Repartir volantes es uno
de los pocos temas de los que puedo hablar con propiedad: una tajada
significativa de mi patrimonio durante mi época de bachillerato provenía de
esta ocupación marcada por la indiferencia y el sol. Los atributos del oficio
no han variado desde entonces y ante la proximidad del volantero, la mayoría de
los transeúntes aceleran el paso sin ofrecer siquiera la delicadeza de un “no,
gracias” o dan un brusco rodeo y hasta cambian de acera como si aquel trozo de
papel estuviese impregnado de las bacterias del ántrax.
Hasta el hampa mira con
desidia a los volanteros porque… ¿qué les van a arrebatar? ¿Los volantes?

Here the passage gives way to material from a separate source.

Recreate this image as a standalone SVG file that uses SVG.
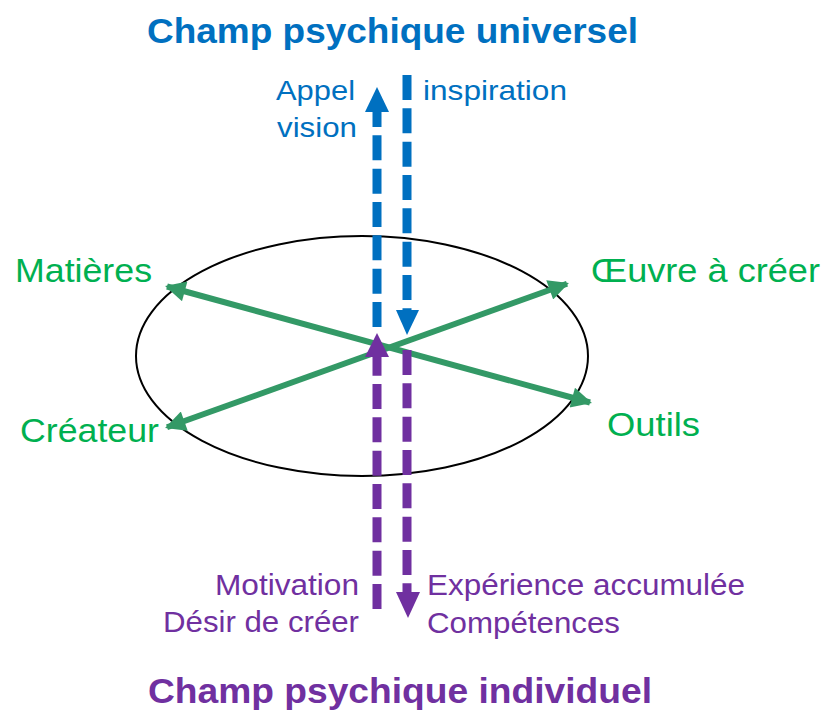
<svg xmlns="http://www.w3.org/2000/svg" width="823" height="711" viewBox="0 0 823 711">
<style>
text { font-family: "Liberation Sans", Arial, sans-serif; }
.title { font-size: 35px; font-weight: bold; }
.blue { fill: #0070C0; }
.green { fill: #00B050; font-size: 33px; }
.purple { fill: #7030A0; }
.lb { font-size: 28px; }
.lp { font-size: 29px; }
.dashB { stroke: #0070C0; stroke-width: 9; fill: none; stroke-dasharray: 25 8.33; }
.dashP { stroke: #7030A0; stroke-width: 9; fill: none; stroke-dasharray: 25 8.33; }
.gline { stroke: #339966; stroke-width: 6; fill: none; marker-start: url(#ga); marker-end: url(#ga); }
</style>
<defs>
<marker id="ga" viewBox="0 0 10 10" refX="9" refY="5" markerWidth="4" markerHeight="3.4" markerUnits="strokeWidth" orient="auto-start-reverse">
<path d="M0,0 L10,5 L0,10 Z" fill="#339966"/>
</marker>
</defs>
<rect width="823" height="711" fill="#ffffff"/>

<g id="ellipse">
<ellipse cx="362" cy="356" rx="226" ry="120" fill="none" stroke="#000" stroke-width="2"/>
</g>

<g id="connectors">
<path class="gline" d="M167,286.5 L590,402.5"/>
<path class="gline" d="M167,427.3 L567,283.7"/>
<!-- blue up -->
<path class="dashB" d="M377,327 L377,110"/>
<path d="M365,112 L377,87 L389,112 Z" fill="#0070C0"/>
<!-- blue down -->
<path class="dashB" d="M407,75 L407,312"/>
<path d="M396,310 L407,335 L419,310 Z" fill="#0070C0"/>
<!-- purple up -->
<path class="dashP" d="M377,609 L377,355"/>
<path d="M365,357 L377,333 L389,357 Z" fill="#7030A0"/>
<!-- purple down -->
<path class="dashP" d="M407,350 L407,594"/>
<path d="M396,592 L408,618 L420,592 Z" fill="#7030A0"/>
</g>

<g id="title-top">
<text class="title blue" x="147" y="42.5" textLength="491" lengthAdjust="spacingAndGlyphs">Champ psychique universel</text>
</g>
<g id="label-appel">
<text class="blue lb" x="276" y="100" textLength="79" lengthAdjust="spacingAndGlyphs">Appel</text>
<text class="blue lb" x="277" y="137" textLength="80" lengthAdjust="spacingAndGlyphs">vision</text>
</g>
<g id="label-inspiration">
<text class="blue lb" x="423" y="100" textLength="144" lengthAdjust="spacingAndGlyphs">inspiration</text>
</g>
<g id="node-matieres">
<text class="green" x="15" y="281.7" textLength="137" lengthAdjust="spacingAndGlyphs">Matières</text>
</g>
<g id="node-oeuvre">
<text class="green" x="591" y="282" textLength="229" lengthAdjust="spacingAndGlyphs">Œuvre à créer</text>
</g>
<g id="node-createur">
<text class="green" x="20" y="441.7" textLength="139" lengthAdjust="spacingAndGlyphs">Créateur</text>
</g>
<g id="node-outils">
<text class="green" x="607" y="436" textLength="93" lengthAdjust="spacingAndGlyphs">Outils</text>
</g>
<g id="label-motivation">
<text class="purple lp" x="215" y="595" textLength="144" lengthAdjust="spacingAndGlyphs">Motivation</text>
<text class="purple lp" x="163" y="631.7" textLength="196" lengthAdjust="spacingAndGlyphs">Désir de créer</text>
</g>
<g id="label-experience">
<text class="purple lp" x="427" y="595" textLength="318" lengthAdjust="spacingAndGlyphs">Expérience accumulée</text>
<text class="purple lp" x="427" y="632.7" textLength="193" lengthAdjust="spacingAndGlyphs">Compétences</text>
</g>
<g id="title-bottom">
<text class="title purple" x="148" y="703" textLength="504" lengthAdjust="spacingAndGlyphs">Champ psychique individuel</text>
</g>
</svg>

No obstante, ni la televisión
ni las vallas y menos la publicidad en línea han aniquilado a este ancestral peón
del mercadeo apostado en los puntos más transitados de la ciudad; su perfil fluctúa
desde el propietario del humilde establecimiento donde recargan cartuchos de tinta,
hasta los repartidores de propaganda electoral alojados al pie de los semáforos
para recibir -según sea la tendencia política del conductor- un cornetazo amigable
o una embestida con el parachoques del carro.
Hay modalidades para cada
uno de los sentidos. Esos aperitivos brindados por las empleadas en las ferias
de comida no son más que volantes comestibles. Las dependientas de las
perfumerías salen del local para invitarnos a tomar papelitos que emanan vapores
magníficos. Son volanteras de naturaleza fragante. ¡Los hay hasta mesiánicos! y
los folletos religiosos que entregan de puerta en puerta forman parte del volanteo
divino.
Pero se equivoca quien supone
que esta labor requiere apenas extender el brazo mecánica y repetidamente para distribuir
cuanto antes la resma de octavillas asignada, nada de eso. Abundan los ineptos
y los negligentes, pero un volantero comprometido, es decir, un verdadero profesional
del volante, maneja y aplica nociones de psicoanálisis, fashionismo y hasta de fisiognomía
o estudio del rostro.
Su primera destreza es la
capacidad de observación. Como el Terminator cuya mirada arroja porcentajes y
algoritmos que definen el perfil del sujeto observado, el volantero
comprometido escanea de los pies a la cabeza al potencial destinatario del impreso
para decidir si corresponde al target de la ganga. Tras el vistazo infrarrojo, emprende
un implacable proceso de selección y apartamiento del grano fértil de la simiente
inútil.
Si andas mamarracho,
tendrás que insistirle al volantero para que te haga entrega del catálogo promocional
del lujoso resort; o preocúpate si te porfía y hasta te sigue hasta tu casa para
que tomes el tríptico del centro de medicina estética y adelgazamiento.
El volantero
comprometido también derrocha compasión y si su tarea es distribuir los volantes
de una juguetería, le interrumpirá el paso al transeúnte visiblemente abatido o
estresado, no desistirá hasta depositar entre sus manos la liquidación por
inventario de peluches y legos. Sé amable, finge echarle un vistazo a la oferta
y no la arrojes al bote de basura hasta que el volantero se haya perdido de
vista o alguien más le esté sacando el cuerpo.